The day after did not go much better. The Dow plunged 2.3% on Nov. 7, but the hit seemed to strike particularly hard at the sectors that, by their campaign contributions, suggested they had the most to lose with Obama’s election. Coal companies sank—Peabody Coal went down by 9.2%, and Alpha Natural Resources by 12.6%. James River Coal plummeted a whopping 22%. A couple of shale gas specialists were hammered—Chesapeake Energy fell by 5.2% and Devon by 7.6%. Wall Street suffered too—the S&P finance sector index plunged by 3.52%.

Were investors punishing the bad campaign bets? Or signaling bad feelings about Obama? Perhaps—but the most sober thinking was that Wall Street simply woke up and saw the fiscal and macroeconomic trouble ahead in the US and Europe. As we’ve previously discussed, at least the fossil-fuel industry’s fixation with defeating Obama seemed far more emotional than anchored in cool, bottom-line calculation.

Now that the war has been decided, what is next? Based on a half-sentence on global warming in Obama’s victory speech, some say climate change is back on the White House agenda. I asked a couple of people if that can be the case, given how the fossil fuel industry crushed what seemed certain triumph of climate legislation two years ago.

It is on the agenda, said Charles Ebinger, who runs the energy program at the Brookings Institution: “I believe the President sees climate change as a central problem of our time and wants his legacy to be that he fought to address it on a global basis.” Specifically, Ebinger says, Obama will seek to enact a tax on carbon, a solution to greenhouse gas reduction advanced three years ago by ExxonMobil CEO Rex Tillerson. Ever since climate change slipped off of the US political agenda, Tillerson has stopped talking about carbon taxes.
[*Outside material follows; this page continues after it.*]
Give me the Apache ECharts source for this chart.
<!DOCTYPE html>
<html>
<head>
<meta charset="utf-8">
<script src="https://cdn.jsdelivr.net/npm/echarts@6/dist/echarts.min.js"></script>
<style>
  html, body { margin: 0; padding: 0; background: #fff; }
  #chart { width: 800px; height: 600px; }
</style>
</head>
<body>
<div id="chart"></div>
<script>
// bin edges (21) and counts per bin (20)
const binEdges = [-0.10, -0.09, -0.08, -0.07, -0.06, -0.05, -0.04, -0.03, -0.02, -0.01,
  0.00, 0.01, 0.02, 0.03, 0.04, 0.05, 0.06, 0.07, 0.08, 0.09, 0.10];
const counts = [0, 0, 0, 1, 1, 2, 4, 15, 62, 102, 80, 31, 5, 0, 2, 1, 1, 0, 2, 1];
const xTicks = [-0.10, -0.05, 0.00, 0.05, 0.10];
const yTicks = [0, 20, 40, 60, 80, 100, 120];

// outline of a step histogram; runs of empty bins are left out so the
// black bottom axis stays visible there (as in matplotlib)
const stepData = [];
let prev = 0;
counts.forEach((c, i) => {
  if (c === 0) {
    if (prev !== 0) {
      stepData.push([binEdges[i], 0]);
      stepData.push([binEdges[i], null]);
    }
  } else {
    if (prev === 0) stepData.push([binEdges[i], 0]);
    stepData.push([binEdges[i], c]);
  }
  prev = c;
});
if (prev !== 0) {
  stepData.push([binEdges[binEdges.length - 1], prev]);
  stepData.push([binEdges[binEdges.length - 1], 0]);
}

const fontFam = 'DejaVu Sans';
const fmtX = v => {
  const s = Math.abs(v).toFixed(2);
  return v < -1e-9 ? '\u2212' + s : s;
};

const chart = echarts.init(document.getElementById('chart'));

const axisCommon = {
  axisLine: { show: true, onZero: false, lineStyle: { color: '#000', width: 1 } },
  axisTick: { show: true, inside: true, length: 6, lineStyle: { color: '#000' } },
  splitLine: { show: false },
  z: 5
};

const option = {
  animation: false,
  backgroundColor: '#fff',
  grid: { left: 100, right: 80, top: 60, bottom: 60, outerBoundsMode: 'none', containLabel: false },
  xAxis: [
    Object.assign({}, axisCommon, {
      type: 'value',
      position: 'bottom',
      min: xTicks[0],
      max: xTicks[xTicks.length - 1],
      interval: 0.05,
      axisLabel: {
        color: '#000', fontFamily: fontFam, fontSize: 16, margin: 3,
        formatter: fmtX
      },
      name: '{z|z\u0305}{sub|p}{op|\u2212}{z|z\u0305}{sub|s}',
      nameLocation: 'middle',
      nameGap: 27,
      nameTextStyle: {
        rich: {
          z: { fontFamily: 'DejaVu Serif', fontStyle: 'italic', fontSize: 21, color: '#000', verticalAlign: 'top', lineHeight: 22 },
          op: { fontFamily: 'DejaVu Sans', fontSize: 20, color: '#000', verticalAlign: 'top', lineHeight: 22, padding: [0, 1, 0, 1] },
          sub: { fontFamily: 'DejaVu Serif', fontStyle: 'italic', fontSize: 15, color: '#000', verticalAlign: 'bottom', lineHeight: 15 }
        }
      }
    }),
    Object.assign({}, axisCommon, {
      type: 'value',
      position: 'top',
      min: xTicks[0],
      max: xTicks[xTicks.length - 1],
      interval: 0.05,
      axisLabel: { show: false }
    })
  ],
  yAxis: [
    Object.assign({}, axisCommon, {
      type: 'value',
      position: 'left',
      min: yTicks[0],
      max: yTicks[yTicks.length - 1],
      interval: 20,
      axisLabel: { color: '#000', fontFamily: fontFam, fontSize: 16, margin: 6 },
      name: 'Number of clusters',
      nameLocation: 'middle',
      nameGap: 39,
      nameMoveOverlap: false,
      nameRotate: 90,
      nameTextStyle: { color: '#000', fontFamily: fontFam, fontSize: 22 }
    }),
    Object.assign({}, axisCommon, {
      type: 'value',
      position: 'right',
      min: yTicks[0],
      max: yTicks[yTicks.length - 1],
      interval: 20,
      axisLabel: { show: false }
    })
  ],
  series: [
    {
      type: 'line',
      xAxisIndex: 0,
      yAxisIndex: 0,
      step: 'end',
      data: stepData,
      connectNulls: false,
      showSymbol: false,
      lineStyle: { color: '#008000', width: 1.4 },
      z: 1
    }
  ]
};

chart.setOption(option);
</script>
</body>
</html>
So, given politics, how would Obama get such a tax through Congress? “As part of a grand bargain on the deficit with a cut in income taxes,” Ebinger said.
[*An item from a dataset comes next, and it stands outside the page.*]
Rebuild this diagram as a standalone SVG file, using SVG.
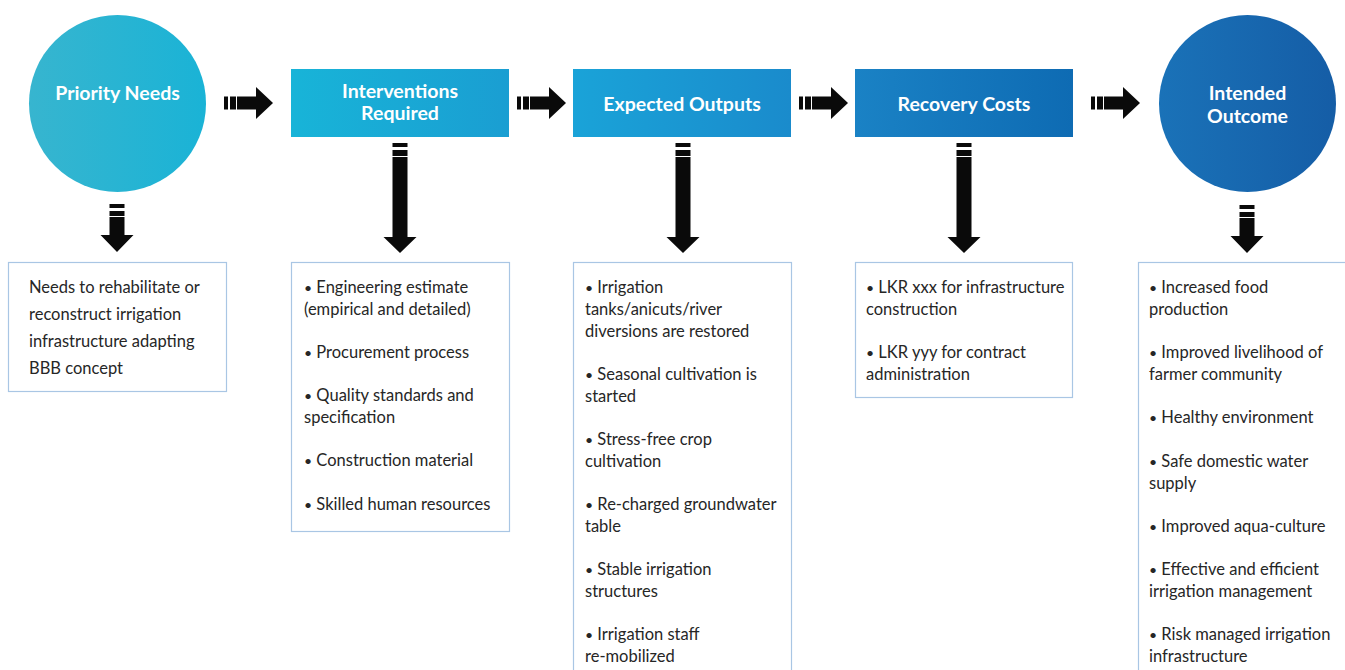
<svg xmlns="http://www.w3.org/2000/svg" width="1345" height="670" viewBox="0 0 1345 670">
  <style>
    .title { font-family: Lato, "Open Sans", sans-serif; font-weight: bold; font-size: 19.5px; fill: #ffffff; text-anchor: middle; }
    .body { font-family: Lato, "Open Sans", sans-serif; font-size: 16.5px; fill: #262626; }
    .b { font-size: 14px; }
    .box { fill: #ffffff; stroke: #a9c6e4; stroke-width: 1.2; }
    .arrow { fill: #0a0a0a; }
  </style>
  <defs>
    <linearGradient id="g1" x1="0" y1="0" x2="1" y2="0">
      <stop offset="0" stop-color="#37b5cf"/>
      <stop offset="1" stop-color="#1ab3d6"/>
    </linearGradient>
    <linearGradient id="g2" x1="0" y1="0" x2="1" y2="0">
      <stop offset="0" stop-color="#18b4d8"/>
      <stop offset="1" stop-color="#1a9ed2"/>
    </linearGradient>
    <linearGradient id="g3" x1="0" y1="0" x2="1" y2="0">
      <stop offset="0" stop-color="#1aa3d8"/>
      <stop offset="1" stop-color="#1a8bcc"/>
    </linearGradient>
    <linearGradient id="g4" x1="0" y1="0" x2="1" y2="0">
      <stop offset="0" stop-color="#1a82c5"/>
      <stop offset="1" stop-color="#0e6bb3"/>
    </linearGradient>
    <linearGradient id="g5" x1="0" y1="0" x2="1" y2="0">
      <stop offset="0" stop-color="#1a72b8"/>
      <stop offset="1" stop-color="#155da6"/>
    </linearGradient>
    <!-- horizontal block arrow, origin at left end of the tail, vertically centred -->
    <path id="harrow" class="arrow" d="M0,-6.5 h4 v13 h-4 z M6,-6.5 h6 v13 h-6 z M13,-6.5 h19 v-9.5 l17,16 l-17,16 v-9.5 h-19 z"/>
    <!-- short downward block arrow, origin at top centre -->
    <path id="varrow" class="arrow" d="M-7.5,0 h15 v4 h-15 z M-7.5,7 h15 v5 h-15 z M-7.5,13 h15 v18 h9 l-16.5,17 l-16.5,-17 h9 z"/>
    <!-- long downward block arrow, origin at top centre -->
    <path id="varrowlong" class="arrow" d="M-7.5,0 h15 v4 h-15 z M-7.5,7 h15 v6 h-15 z M-7.5,14 h15 v80 h9 l-16.5,16 l-16.5,-16 h9 z"/>
  </defs>

  <rect width="1345" height="670" fill="#ffffff"/>

  <!-- connectors -->
  <g id="connectors">
    <use href="#harrow" x="224" y="103"/>
    <use href="#harrow" x="517" y="103"/>
    <use href="#harrow" x="799" y="103"/>
    <use href="#harrow" x="1091" y="103"/>
    <use href="#varrow" x="117" y="204"/>
    <use href="#varrowlong" x="400" y="143"/>
    <use href="#varrowlong" x="683" y="143"/>
    <use href="#varrowlong" x="964" y="143"/>
    <use href="#varrow" x="1247" y="205"/>
  </g>

  <!-- stage 1 -->
  <g id="priority-needs">
    <circle cx="117.5" cy="103.5" r="88.5" fill="url(#g1)"/>
    <text class="title" x="117.5" y="100">Priority Needs</text>
  </g>
  <g id="priority-needs-detail">
    <rect class="box" x="8.5" y="262.5" width="218" height="129"/>
    <text class="body" x="29" y="293">Needs to rehabilitate or</text>
    <text class="body" x="29" y="320">reconstruct irrigation</text>
    <text class="body" x="29" y="347">infrastructure adapting</text>
    <text class="body" x="29" y="374">BBB concept</text>
  </g>

  <!-- stage 2 -->
  <g id="interventions">
    <rect x="291" y="69" width="218" height="68" fill="url(#g2)"/>
    <text class="title" x="400" y="98">Interventions</text>
    <text class="title" x="400" y="120">Required</text>
  </g>
  <g id="interventions-detail">
    <rect class="box" x="291.5" y="262.5" width="218" height="269"/>
    <text class="body" x="304" y="293"><tspan class="b">•</tspan> Engineering estimate</text>
    <text class="body" x="304" y="315">(empirical and detailed)</text>
    <text class="body" x="304" y="358"><tspan class="b">•</tspan> Procurement process</text>
    <text class="body" x="304" y="401"><tspan class="b">•</tspan> Quality standards and</text>
    <text class="body" x="304" y="423">specification</text>
    <text class="body" x="304" y="466"><tspan class="b">•</tspan> Construction material</text>
    <text class="body" x="304" y="510"><tspan class="b">•</tspan> Skilled human resources</text>
  </g>

  <!-- stage 3 -->
  <g id="expected-outputs">
    <rect x="573" y="69" width="218" height="68" fill="url(#g3)"/>
    <text class="title" x="682" y="111">Expected Outputs</text>
  </g>
  <g id="expected-outputs-detail">
    <rect class="box" x="573.5" y="262.5" width="218" height="420"/>
    <text class="body" x="585" y="293"><tspan class="b">•</tspan> Irrigation</text>
    <text class="body" x="585" y="315">tanks/anicuts/river</text>
    <text class="body" x="585" y="337">diversions are restored</text>
    <text class="body" x="585" y="380"><tspan class="b">•</tspan> Seasonal cultivation is</text>
    <text class="body" x="585" y="402">started</text>
    <text class="body" x="585" y="445"><tspan class="b">•</tspan> Stress-free crop</text>
    <text class="body" x="585" y="467">cultivation</text>
    <text class="body" x="585" y="510"><tspan class="b">•</tspan> Re-charged groundwater</text>
    <text class="body" x="585" y="532">table</text>
    <text class="body" x="585" y="575"><tspan class="b">•</tspan> Stable irrigation</text>
    <text class="body" x="585" y="597">structures</text>
    <text class="body" x="585" y="640"><tspan class="b">•</tspan> Irrigation staff</text>
    <text class="body" x="585" y="662">re-mobilized</text>
  </g>

  <!-- stage 4 -->
  <g id="recovery-costs">
    <rect x="855" y="69" width="218" height="68" fill="url(#g4)"/>
    <text class="title" x="964" y="111">Recovery Costs</text>
  </g>
  <g id="recovery-costs-detail">
    <rect class="box" x="855.5" y="262.5" width="217" height="135"/>
    <text class="body" x="866" y="293"><tspan class="b">•</tspan> LKR xxx for infrastructure</text>
    <text class="body" x="866" y="315">construction</text>
    <text class="body" x="866" y="358"><tspan class="b">•</tspan> LKR yyy for contract</text>
    <text class="body" x="866" y="380">administration</text>
  </g>

  <!-- stage 5 -->
  <g id="intended-outcome">
    <circle cx="1247.5" cy="103.5" r="88.5" fill="url(#g5)"/>
    <text class="title" x="1247.5" y="100">Intended</text>
    <text class="title" x="1247.5" y="123">Outcome</text>
  </g>
  <g id="intended-outcome-detail">
    <rect class="box" x="1138.5" y="262.5" width="230" height="420"/>
    <text class="body" x="1149" y="293"><tspan class="b">•</tspan> Increased food</text>
    <text class="body" x="1149" y="315">production</text>
    <text class="body" x="1149" y="358"><tspan class="b">•</tspan> Improved livelihood of</text>
    <text class="body" x="1149" y="380">farmer community</text>
    <text class="body" x="1149" y="423"><tspan class="b">•</tspan> Healthy environment</text>
    <text class="body" x="1149" y="467"><tspan class="b">•</tspan> Safe domestic water</text>
    <text class="body" x="1149" y="489">supply</text>
    <text class="body" x="1149" y="532"><tspan class="b">•</tspan> Improved aqua-culture</text>
    <text class="body" x="1149" y="575"><tspan class="b">•</tspan> Effective and efficient</text>
    <text class="body" x="1149" y="597">irrigation management</text>
    <text class="body" x="1149" y="640"><tspan class="b">•</tspan> Risk managed irrigation</text>
    <text class="body" x="1149" y="662">infrastructure</text>
  </g>
</svg>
Not so, replied Neil Brown, an energy-policy adviser to the Senate Foreign Relations Committee. “In terms of policy, there is no reason to think that the president will put more emphasis on climate than he did previously,” Brown said.  “Even if so, he’d have to revise his strategy for working with Congress. … Many Republicans are extremely dug in on climate.”

The other question is the presidential candidates’ competing views on American shale oil and gas, the reserves now being exploited by the controversial method of hydraulic fracturing, or “fracking”. Romney advocated unfettered drilling, while Obama said production is already surging. These volumes are part of the talk of North America becoming independent of foreign sources of oil. So will production proceed apace?
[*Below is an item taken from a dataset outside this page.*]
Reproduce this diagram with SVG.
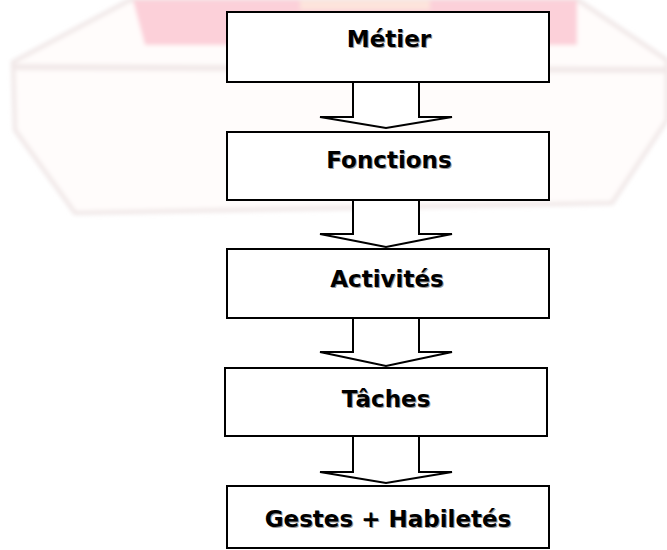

No it won’t, says John Hofmeister, former president of Shell USA. He says that the industry is expecting “an onslaught of new regulation” in the second Obama administration. And don’t be surprised if it reacts with the equivalent of a sitdown strike. “Watch the hydrocarbon industry go into a form of hibernation due to regulation and simply wait out the next term,” he predicts. Meanwhile, the nation will confront “gasoline shortages and ever-higher prices over the later years of the Obama period,” he said.

But Frank Maisano, a policy analyst at Bracewell & Giuliani, suggests the industry will adjust. Regulations may become tighter, he said, but companies are accustomed to handling such matters. “The industry will continue to develop our resources and meet the demands of consumers in the most affordable and reliable way,” Maisano said.

Until the next congressional elections in 2014, right?